__TASK DETAILS__
Each line from the start of the records below through the line that contains "(panelLeft + p" should be printed exactly. Pictures are omitted.

[Records with drawing code]
*****

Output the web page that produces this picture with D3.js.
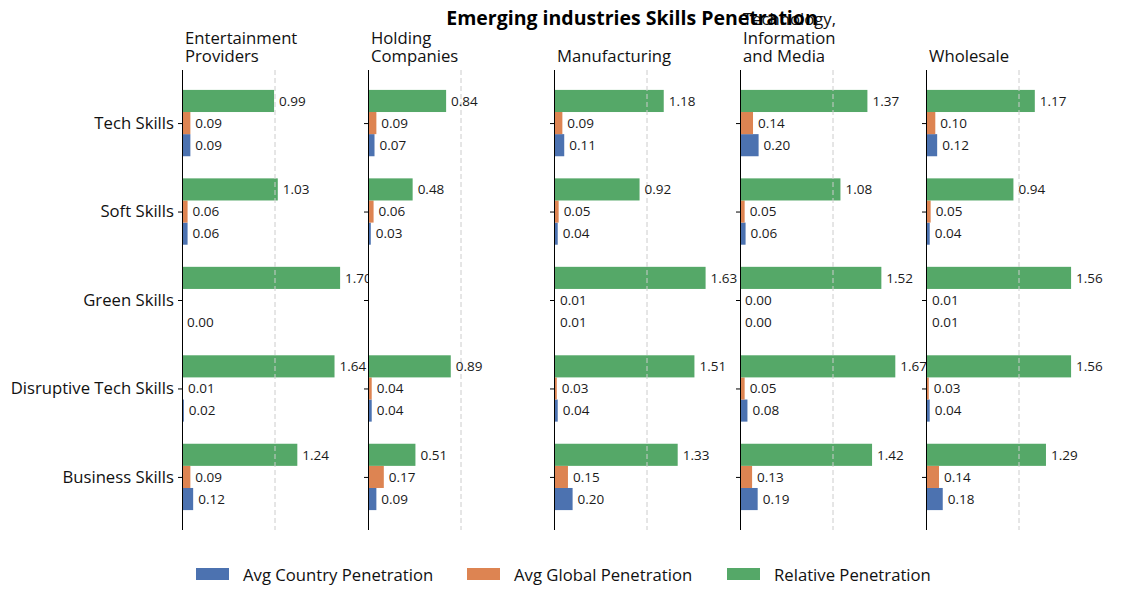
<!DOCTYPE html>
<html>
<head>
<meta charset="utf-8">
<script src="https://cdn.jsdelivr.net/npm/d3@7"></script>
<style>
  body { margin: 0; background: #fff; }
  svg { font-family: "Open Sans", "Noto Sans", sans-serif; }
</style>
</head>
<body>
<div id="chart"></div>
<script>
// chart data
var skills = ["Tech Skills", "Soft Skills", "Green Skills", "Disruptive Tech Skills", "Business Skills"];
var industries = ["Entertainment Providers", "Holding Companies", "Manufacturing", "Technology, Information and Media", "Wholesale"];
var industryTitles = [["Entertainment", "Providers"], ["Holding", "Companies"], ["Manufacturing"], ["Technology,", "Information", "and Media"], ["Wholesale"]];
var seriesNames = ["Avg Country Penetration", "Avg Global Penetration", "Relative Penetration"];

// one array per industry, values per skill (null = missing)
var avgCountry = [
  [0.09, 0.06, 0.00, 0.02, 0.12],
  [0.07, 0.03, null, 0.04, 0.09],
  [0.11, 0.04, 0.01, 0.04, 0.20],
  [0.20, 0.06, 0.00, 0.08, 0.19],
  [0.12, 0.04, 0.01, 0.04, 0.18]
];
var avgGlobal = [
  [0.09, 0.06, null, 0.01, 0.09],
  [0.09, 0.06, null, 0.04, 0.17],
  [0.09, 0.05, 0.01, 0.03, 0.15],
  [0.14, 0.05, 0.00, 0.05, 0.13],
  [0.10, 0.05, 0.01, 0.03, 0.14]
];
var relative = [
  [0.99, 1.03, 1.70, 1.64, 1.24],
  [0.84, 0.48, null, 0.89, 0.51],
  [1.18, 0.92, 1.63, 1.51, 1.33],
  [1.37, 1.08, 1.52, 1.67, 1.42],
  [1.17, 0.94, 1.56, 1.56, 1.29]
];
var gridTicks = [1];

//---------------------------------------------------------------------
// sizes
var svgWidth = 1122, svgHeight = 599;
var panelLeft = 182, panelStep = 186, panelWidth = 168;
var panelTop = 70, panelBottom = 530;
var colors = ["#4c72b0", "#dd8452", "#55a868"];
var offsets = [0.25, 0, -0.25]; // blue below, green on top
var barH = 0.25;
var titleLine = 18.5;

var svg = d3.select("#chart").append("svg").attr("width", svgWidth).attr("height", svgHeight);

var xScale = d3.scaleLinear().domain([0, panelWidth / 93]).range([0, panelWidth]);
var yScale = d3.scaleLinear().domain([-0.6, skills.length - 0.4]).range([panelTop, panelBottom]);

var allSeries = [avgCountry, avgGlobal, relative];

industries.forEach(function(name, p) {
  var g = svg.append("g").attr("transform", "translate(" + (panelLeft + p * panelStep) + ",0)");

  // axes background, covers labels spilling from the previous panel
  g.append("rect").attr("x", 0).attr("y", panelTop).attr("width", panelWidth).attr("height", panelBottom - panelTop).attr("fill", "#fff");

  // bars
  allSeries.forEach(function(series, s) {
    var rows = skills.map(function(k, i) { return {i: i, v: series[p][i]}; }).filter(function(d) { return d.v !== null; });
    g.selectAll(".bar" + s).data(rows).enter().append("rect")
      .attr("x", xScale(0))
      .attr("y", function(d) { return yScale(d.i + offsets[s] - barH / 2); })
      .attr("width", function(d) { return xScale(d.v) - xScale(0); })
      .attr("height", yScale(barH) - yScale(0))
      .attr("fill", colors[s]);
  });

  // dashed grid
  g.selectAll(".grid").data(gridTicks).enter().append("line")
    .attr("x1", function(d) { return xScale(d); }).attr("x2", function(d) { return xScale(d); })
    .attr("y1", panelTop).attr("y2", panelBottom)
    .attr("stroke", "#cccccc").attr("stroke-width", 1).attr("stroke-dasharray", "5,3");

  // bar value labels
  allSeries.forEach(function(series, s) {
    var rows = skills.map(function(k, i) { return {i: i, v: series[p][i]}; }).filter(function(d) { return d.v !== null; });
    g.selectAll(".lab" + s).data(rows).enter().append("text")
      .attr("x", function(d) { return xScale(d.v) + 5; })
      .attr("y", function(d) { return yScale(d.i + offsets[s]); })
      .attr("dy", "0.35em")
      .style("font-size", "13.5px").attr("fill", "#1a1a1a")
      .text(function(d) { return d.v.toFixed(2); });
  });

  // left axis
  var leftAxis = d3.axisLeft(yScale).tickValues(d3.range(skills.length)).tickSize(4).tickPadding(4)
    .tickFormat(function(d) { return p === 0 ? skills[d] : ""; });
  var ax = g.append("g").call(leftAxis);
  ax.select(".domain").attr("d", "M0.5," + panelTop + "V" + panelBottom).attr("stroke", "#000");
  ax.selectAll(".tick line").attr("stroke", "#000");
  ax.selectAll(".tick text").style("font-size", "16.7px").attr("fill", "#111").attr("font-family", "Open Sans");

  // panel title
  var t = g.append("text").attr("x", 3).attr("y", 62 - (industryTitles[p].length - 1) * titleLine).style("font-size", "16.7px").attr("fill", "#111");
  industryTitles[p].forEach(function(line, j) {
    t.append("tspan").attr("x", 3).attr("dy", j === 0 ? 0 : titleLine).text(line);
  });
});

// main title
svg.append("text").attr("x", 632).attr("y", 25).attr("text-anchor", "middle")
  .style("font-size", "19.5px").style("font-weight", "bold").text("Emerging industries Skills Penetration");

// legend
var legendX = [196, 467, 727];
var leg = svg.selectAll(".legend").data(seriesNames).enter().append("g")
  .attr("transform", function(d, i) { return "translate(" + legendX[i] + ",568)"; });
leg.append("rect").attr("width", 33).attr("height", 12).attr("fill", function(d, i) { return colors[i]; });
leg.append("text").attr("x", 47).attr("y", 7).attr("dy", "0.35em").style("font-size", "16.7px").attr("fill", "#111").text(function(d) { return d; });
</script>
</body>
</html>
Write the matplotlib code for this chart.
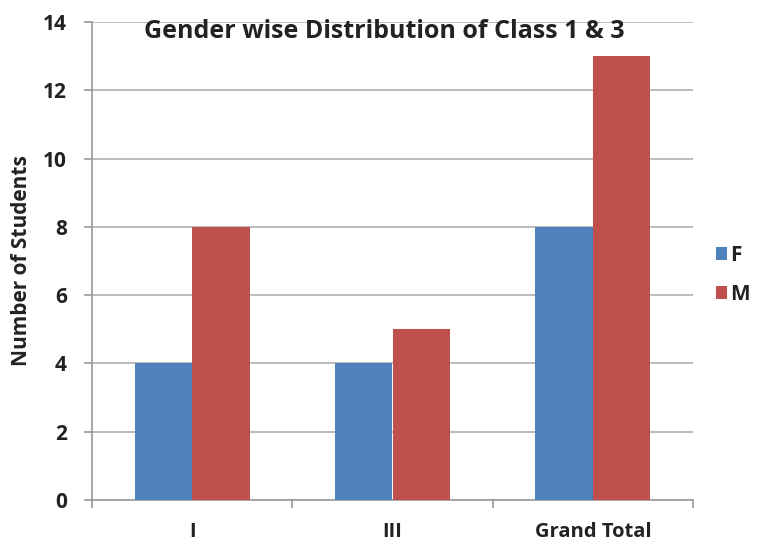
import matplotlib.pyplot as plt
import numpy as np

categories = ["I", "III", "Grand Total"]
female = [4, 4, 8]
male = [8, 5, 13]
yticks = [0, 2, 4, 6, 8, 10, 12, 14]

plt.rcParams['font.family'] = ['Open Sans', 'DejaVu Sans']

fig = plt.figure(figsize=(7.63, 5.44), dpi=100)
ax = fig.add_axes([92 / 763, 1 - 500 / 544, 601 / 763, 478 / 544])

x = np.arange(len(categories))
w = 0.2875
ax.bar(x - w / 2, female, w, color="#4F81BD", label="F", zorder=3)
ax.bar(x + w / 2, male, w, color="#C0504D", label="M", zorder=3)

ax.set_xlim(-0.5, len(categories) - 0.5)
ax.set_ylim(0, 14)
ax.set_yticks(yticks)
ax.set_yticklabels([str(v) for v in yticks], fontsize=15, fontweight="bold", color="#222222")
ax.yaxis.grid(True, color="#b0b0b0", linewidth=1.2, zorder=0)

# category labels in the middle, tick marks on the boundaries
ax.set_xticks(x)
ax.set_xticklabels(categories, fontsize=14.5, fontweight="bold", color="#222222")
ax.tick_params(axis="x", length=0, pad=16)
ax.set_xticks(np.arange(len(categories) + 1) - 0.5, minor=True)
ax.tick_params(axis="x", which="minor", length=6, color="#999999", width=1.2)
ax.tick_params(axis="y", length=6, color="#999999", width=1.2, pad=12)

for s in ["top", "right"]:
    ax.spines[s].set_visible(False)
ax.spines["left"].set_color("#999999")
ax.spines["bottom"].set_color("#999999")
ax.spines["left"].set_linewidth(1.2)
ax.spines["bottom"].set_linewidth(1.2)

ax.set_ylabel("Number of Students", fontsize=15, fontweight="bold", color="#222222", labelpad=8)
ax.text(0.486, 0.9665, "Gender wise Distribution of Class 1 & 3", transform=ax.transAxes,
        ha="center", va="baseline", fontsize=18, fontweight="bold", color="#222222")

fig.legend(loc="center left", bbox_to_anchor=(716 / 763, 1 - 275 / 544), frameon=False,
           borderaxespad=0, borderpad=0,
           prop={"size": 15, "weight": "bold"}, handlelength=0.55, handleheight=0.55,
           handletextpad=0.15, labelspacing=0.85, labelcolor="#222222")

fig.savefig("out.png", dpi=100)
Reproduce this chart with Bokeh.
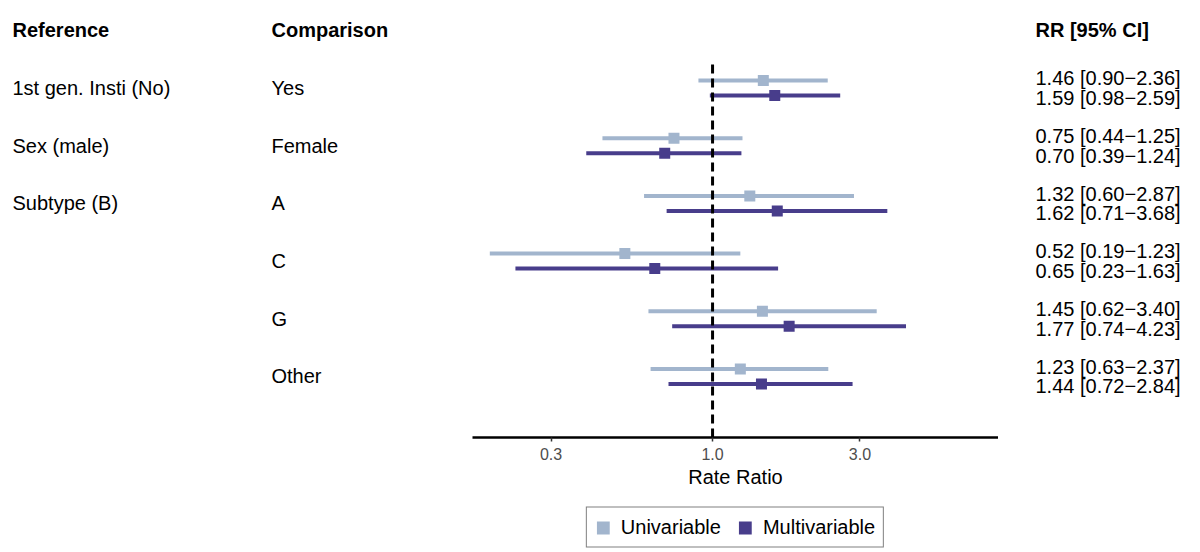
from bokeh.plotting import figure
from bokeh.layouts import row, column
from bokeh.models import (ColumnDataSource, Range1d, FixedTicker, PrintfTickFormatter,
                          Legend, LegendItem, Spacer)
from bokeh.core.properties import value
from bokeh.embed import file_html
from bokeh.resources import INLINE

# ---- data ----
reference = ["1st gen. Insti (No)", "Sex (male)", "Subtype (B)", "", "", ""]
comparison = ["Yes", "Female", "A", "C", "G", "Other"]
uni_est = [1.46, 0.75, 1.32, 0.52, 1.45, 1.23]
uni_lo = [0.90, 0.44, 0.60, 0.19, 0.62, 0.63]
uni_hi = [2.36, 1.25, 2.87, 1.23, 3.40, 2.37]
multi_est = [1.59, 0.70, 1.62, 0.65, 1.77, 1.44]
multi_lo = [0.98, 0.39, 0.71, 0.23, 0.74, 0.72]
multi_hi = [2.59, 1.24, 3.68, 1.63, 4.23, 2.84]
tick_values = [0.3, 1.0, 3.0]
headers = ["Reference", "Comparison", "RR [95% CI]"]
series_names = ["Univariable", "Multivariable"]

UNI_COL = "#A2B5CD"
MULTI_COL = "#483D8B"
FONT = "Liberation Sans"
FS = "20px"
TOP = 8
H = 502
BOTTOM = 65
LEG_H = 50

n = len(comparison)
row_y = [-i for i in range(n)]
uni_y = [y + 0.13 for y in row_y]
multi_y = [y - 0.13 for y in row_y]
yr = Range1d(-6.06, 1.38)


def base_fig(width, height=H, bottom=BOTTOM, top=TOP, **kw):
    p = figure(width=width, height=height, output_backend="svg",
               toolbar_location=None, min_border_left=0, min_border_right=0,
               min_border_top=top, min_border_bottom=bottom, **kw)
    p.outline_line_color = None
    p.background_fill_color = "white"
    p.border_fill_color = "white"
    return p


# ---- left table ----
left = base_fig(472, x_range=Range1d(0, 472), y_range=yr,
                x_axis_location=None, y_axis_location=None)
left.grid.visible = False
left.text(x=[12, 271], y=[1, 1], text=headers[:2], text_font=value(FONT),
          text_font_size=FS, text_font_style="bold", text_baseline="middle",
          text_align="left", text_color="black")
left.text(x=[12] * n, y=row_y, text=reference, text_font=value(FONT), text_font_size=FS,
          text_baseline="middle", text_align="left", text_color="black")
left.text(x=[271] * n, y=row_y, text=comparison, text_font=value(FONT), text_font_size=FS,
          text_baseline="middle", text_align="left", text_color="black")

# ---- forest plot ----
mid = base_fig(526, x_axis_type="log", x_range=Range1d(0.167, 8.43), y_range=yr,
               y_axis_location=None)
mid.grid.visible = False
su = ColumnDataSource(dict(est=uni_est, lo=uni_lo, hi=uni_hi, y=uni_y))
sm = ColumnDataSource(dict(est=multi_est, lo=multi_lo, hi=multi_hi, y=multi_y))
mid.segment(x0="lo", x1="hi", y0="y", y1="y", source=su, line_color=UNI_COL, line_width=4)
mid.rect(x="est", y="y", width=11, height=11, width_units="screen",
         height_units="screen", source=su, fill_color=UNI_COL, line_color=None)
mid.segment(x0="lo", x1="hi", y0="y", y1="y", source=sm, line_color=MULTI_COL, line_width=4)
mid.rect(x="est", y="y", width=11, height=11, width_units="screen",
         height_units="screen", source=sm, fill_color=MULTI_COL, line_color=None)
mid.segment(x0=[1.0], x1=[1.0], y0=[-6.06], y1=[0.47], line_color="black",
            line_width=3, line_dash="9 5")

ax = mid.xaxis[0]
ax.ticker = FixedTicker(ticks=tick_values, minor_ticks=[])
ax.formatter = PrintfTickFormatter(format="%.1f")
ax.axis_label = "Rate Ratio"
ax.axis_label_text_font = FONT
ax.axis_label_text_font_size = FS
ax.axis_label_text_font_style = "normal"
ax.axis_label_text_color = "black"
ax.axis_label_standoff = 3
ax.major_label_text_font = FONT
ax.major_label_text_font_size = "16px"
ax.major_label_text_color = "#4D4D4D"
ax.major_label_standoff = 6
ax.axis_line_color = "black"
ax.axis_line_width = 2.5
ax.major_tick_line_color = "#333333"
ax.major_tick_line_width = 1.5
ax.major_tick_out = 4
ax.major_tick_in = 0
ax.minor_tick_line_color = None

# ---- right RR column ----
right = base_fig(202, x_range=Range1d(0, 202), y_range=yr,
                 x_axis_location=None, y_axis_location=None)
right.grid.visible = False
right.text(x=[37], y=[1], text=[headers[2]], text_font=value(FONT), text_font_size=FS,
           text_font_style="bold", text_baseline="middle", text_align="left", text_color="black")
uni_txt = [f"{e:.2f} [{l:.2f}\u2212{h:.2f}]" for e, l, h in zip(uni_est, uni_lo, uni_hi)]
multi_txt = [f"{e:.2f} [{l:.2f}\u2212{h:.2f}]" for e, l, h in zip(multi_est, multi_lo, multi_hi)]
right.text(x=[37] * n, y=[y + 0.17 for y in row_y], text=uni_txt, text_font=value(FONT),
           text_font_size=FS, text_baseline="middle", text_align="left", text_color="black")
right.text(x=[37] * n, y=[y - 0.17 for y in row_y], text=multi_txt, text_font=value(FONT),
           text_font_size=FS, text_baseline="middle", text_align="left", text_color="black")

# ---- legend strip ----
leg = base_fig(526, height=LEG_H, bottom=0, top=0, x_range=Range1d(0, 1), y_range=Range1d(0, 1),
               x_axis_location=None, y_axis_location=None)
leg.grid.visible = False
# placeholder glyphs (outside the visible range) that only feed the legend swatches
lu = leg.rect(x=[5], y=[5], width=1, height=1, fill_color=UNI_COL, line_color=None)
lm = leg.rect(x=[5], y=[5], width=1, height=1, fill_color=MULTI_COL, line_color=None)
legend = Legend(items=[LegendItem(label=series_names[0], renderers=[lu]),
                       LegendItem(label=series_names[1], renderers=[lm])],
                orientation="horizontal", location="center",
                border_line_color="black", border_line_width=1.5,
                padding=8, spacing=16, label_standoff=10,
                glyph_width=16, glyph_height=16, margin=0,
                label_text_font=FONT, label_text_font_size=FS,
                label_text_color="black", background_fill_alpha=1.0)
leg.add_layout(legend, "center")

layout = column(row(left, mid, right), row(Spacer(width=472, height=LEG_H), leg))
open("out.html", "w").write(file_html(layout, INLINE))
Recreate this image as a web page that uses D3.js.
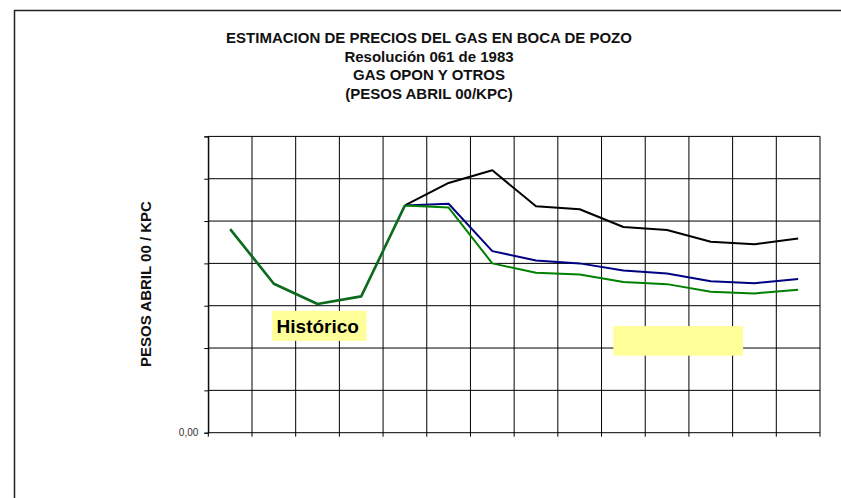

*****

__WORKED SOLUTION__
Output the web page that produces this picture with D3.js.
<!DOCTYPE html>
<html>
<head>
<meta charset="utf-8">
<script src="https://cdn.jsdelivr.net/npm/d3@7"></script>
<style>
  body { margin: 0; background: #fff; }
  svg { font-family: "Open Sans", "Noto Sans", sans-serif; }
</style>
</head>
<body>
<div id="chart"></div>
<script>
// chart data
var skills = ["Tech Skills", "Soft Skills", "Green Skills", "Disruptive Tech Skills", "Business Skills"];
var industries = ["Entertainment Providers", "Holding Companies", "Manufacturing", "Technology, Information and Media", "Wholesale"];
var industryTitles = [["Entertainment", "Providers"], ["Holding", "Companies"], ["Manufacturing"], ["Technology,", "Information", "and Media"], ["Wholesale"]];
var seriesNames = ["Avg Country Penetration", "Avg Global Penetration", "Relative Penetration"];

// one array per industry, values per skill (null = missing)
var avgCountry = [
  [0.09, 0.06, 0.00, 0.02, 0.12],
  [0.07, 0.03, null, 0.04, 0.09],
  [0.11, 0.04, 0.01, 0.04, 0.20],
  [0.20, 0.06, 0.00, 0.08, 0.19],
  [0.12, 0.04, 0.01, 0.04, 0.18]
];
var avgGlobal = [
  [0.09, 0.06, null, 0.01, 0.09],
  [0.09, 0.06, null, 0.04, 0.17],
  [0.09, 0.05, 0.01, 0.03, 0.15],
  [0.14, 0.05, 0.00, 0.05, 0.13],
  [0.10, 0.05, 0.01, 0.03, 0.14]
];
var relative = [
  [0.99, 1.03, 1.70, 1.64, 1.24],
  [0.84, 0.48, null, 0.89, 0.51],
  [1.18, 0.92, 1.63, 1.51, 1.33],
  [1.37, 1.08, 1.52, 1.67, 1.42],
  [1.17, 0.94, 1.56, 1.56, 1.29]
];
var gridTicks = [1];

//---------------------------------------------------------------------
// sizes
var svgWidth = 1122, svgHeight = 599;
var panelLeft = 182, panelStep = 186, panelWidth = 168;
var panelTop = 70, panelBottom = 530;
var colors = ["#4c72b0", "#dd8452", "#55a868"];
var offsets = [0.25, 0, -0.25]; // blue below, green on top
var barH = 0.25;
var titleLine = 18.5;

var svg = d3.select("#chart").append("svg").attr("width", svgWidth).attr("height", svgHeight);

var xScale = d3.scaleLinear().domain([0, panelWidth / 93]).range([0, panelWidth]);
var yScale = d3.scaleLinear().domain([-0.6, skills.length - 0.4]).range([panelTop, panelBottom]);

var allSeries = [avgCountry, avgGlobal, relative];

industries.forEach(function(name, p) {
  var g = svg.append("g").attr("transform", "translate(" + (panelLeft + p * panelStep) + ",0)");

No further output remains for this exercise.